Over the past year, you might have heard mention of the Paris Agreement or COP 21, but what does it mean? Why is it topical now? And – what does it have to do with you?
The 21st meeting of the Conference of the Parties (COP21) was held last December in Paris, and it made history. Never before had so many Governments shared a clear promise to act on climate change – and that became the Paris Agreement. This was effectively a unanimous commitment from 197 member countries to reduce greenhouse gas (GHG) emissions and therefore limit global temperature rise to ‘well below’ 2°C (compared with pre-industrial levels). They also embraced the support and efforts of non-government stakeholders to tackle climate change (such as civil society, the private sector, financial institutions, cities and other sub-national authorities).
In practice, this meant that countries should explain their contributions through Nationally Determined Contributions (NDCs) and should deliver on these activities in the years ahead (through structured national programmes). The governments also agreed on a number of measures to act on climate change before 2020, aimed at more immediate and visible outcomes, and proposed some ambitions to limit the rise to just 1.5°C. However, most experts think we’re already too late for that.
It was good news that the Paris Agreement achieved a majority of confirmed commitments quicker than expected and became ‘live’ on 4th November. The UK has today become the 111th country to ratify their pledged commitments to reduce GHG emissions, joining Canada and the United Arab Emirates. The 22nd Conference of the Parties (COP22) is meeting now in Marrakech, Morocco, to focus on implementing it through tangible actions. The UK has got the ball rolling by also submitting a climate action plan, with the suggestion that new legislation could follow soon to help the country deliver.

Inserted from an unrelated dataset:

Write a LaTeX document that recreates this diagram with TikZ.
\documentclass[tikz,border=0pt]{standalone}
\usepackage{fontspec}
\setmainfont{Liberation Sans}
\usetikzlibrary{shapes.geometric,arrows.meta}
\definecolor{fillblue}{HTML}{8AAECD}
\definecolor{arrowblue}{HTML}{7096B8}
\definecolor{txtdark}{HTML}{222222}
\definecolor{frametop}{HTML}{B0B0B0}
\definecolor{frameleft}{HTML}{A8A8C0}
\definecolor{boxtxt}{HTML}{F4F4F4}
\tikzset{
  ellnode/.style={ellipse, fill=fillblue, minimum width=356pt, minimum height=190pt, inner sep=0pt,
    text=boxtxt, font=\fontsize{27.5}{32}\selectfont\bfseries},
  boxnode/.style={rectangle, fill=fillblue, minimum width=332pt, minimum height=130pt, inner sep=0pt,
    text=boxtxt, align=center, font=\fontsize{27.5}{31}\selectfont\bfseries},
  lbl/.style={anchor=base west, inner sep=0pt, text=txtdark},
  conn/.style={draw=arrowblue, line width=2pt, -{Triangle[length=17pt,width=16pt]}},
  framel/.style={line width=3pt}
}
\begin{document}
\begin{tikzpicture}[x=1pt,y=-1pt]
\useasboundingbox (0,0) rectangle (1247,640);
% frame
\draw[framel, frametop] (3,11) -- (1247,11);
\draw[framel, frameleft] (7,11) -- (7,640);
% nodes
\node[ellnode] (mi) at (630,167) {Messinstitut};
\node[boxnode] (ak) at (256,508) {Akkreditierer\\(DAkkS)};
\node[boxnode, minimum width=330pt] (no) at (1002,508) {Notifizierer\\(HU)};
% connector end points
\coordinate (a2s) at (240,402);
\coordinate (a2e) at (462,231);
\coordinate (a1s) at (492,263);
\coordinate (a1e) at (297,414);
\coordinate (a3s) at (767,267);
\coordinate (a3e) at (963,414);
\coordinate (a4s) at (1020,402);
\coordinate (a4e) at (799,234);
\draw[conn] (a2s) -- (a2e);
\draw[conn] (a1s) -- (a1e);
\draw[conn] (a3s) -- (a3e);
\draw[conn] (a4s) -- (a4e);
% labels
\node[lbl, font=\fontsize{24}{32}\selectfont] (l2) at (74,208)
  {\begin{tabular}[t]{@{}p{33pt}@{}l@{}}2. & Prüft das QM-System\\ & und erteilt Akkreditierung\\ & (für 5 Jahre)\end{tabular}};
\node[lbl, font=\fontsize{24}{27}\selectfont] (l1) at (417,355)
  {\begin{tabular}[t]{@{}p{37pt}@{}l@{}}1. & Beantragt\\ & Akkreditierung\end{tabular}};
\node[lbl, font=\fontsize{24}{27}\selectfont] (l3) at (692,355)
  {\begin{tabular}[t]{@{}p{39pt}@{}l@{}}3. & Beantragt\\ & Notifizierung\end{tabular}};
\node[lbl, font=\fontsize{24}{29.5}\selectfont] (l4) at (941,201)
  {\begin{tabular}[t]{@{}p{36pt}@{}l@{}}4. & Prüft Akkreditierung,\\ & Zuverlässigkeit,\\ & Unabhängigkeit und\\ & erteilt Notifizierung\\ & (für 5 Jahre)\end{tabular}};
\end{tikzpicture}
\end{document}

What does all this mean for us and Carillion? It means there’s hope. For many years, there has been no effective global response to the threat of climate change, and limited national abilities to deal with its impacts. The Paris Agreement and adoption of the UN’s Sustainable Development Goals offer a new strategy for action, with a clear message that a low-carbon future is here and it offers new opportunities. For business, that means both a requirement to act, and a potential for new growth without harming the planet.
Working out exactly what those opportunities are requires some clarification. The decision that “global GHG emissions should peak as soon as possible, with rapid reductions thereafter to reach zero emissions sometime this century” is a bit too vague for my liking! Progress towards global emissions targets requires collaboration at every level, whether you’re the CEO of a FTSE company, a national leader or simply a concerned worker. Businesses, including Carillion, have a responsibility to consider the longer-term impact of their activities on the environment. As a business, we need to step up to promote and share best practices, change current ways of thinking, and drive forward action on climate change. One of the best ways of making it stick will be to show how we can make that an offer to a customer.
Regardless of the industry we work in, we all need to continue cutting energy use daily and pressing for investment in renewables. We need to keep saving water and reducing waste. And we need to keep coming up with bright ideas to make a difference (big or small). As we go about our daily jobs at Carillion, we just might think of an innovation that can help to cut carbon or offer something new for a client. If we join enough of those together, as a business, we might just save ourselves from the impacts of climate change.
I hope The Paris Agreement won’t just be empty words. I hope the American election won’t jeopardise this global progress. The ultimate goal is to reduce climate risk and ensure sustainable development for a prosperous and secure world. We need to start now and build for the future, for everyone. Will you join me?